**What the task requires**
Starting at the line that contains "Generate a Python" and stopping after the line that contains "crit_pt = (374, 293)", copy the lines exactly. Pictures are left out.

**Dataset rows**
•••

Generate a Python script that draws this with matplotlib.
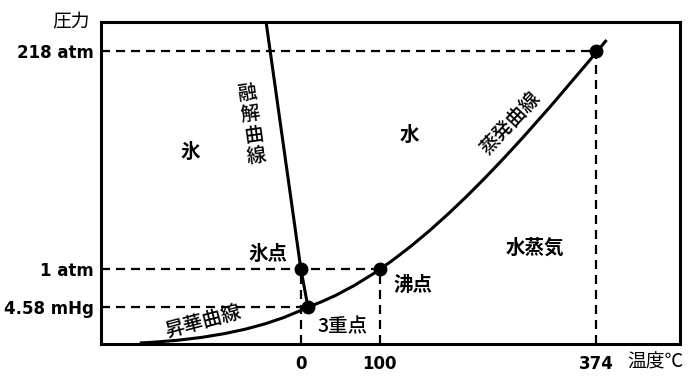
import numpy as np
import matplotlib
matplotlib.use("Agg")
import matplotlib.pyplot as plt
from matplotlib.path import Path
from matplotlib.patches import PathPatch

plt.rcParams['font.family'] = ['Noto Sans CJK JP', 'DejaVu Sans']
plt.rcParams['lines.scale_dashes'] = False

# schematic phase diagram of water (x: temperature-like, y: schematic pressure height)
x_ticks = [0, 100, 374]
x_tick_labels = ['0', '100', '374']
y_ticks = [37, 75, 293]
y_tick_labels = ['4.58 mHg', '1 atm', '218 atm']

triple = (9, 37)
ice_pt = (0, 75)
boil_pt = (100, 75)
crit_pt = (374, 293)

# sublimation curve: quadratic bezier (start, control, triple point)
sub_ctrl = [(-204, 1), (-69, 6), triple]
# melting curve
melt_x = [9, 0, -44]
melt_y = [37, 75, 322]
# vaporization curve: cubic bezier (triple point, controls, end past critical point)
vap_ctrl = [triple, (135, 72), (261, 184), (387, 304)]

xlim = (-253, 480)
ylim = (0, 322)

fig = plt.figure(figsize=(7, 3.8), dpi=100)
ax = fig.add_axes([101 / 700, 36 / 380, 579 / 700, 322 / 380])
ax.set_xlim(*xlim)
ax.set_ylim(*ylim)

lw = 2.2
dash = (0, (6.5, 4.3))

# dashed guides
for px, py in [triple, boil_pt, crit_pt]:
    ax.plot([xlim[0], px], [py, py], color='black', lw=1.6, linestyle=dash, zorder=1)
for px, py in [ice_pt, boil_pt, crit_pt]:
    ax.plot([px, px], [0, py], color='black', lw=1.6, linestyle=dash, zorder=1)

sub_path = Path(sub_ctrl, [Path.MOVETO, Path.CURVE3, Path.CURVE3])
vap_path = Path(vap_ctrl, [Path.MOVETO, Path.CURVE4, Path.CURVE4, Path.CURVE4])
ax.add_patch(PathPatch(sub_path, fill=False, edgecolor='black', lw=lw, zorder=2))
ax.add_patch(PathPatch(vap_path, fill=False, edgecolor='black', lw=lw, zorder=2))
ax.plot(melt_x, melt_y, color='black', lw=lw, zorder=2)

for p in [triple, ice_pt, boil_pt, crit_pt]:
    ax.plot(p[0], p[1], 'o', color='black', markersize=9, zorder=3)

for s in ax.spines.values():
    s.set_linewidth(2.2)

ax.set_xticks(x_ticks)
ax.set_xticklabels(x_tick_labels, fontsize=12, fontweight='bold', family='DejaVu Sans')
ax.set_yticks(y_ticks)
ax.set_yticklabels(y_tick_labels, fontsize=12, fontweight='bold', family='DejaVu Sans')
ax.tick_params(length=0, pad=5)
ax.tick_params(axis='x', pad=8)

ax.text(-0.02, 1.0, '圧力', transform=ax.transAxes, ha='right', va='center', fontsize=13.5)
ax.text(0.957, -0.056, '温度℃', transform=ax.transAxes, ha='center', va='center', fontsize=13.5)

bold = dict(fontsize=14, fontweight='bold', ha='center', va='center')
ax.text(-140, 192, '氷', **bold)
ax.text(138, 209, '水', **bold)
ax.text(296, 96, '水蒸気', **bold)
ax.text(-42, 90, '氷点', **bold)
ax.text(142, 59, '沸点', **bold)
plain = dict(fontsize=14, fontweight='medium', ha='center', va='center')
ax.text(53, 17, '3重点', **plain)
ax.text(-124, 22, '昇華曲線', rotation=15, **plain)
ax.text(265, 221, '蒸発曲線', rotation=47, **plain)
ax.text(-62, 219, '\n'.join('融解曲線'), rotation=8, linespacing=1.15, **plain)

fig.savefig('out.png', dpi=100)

•••

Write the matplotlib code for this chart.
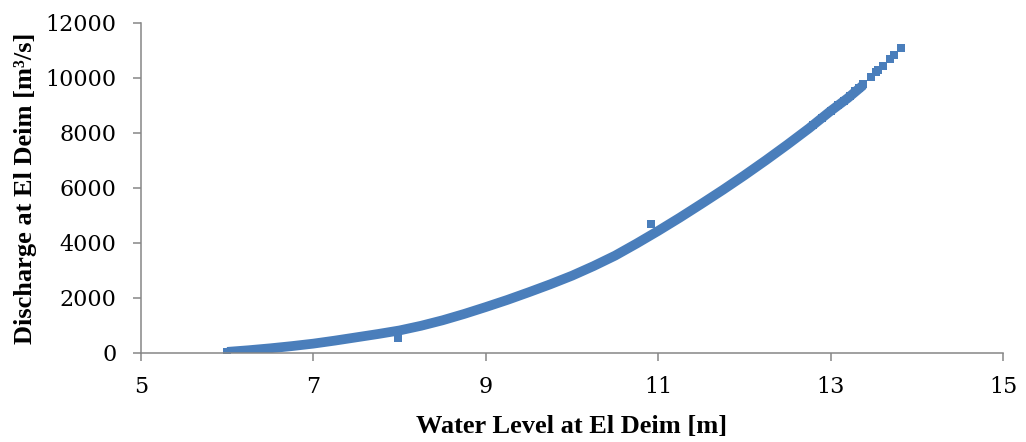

•••

**The reply**
Generate a Python script that draws this with matplotlib.
import numpy as np
import matplotlib
matplotlib.use("Agg")
import matplotlib.pyplot as plt
from matplotlib.path import Path
from matplotlib.patches import PathPatch

plt.rcParams['font.family'] = ['Noto Sans CJK JP', 'DejaVu Sans']
plt.rcParams['lines.scale_dashes'] = False

# schematic phase diagram of water (x: temperature-like, y: schematic pressure height)
x_ticks = [0, 100, 374]
x_tick_labels = ['0', '100', '374']
y_ticks = [37, 75, 293]
y_tick_labels = ['4.58 mHg', '1 atm', '218 atm']

triple = (9, 37)
ice_pt = (0, 75)
boil_pt = (100, 75)
crit_pt = (374, 293)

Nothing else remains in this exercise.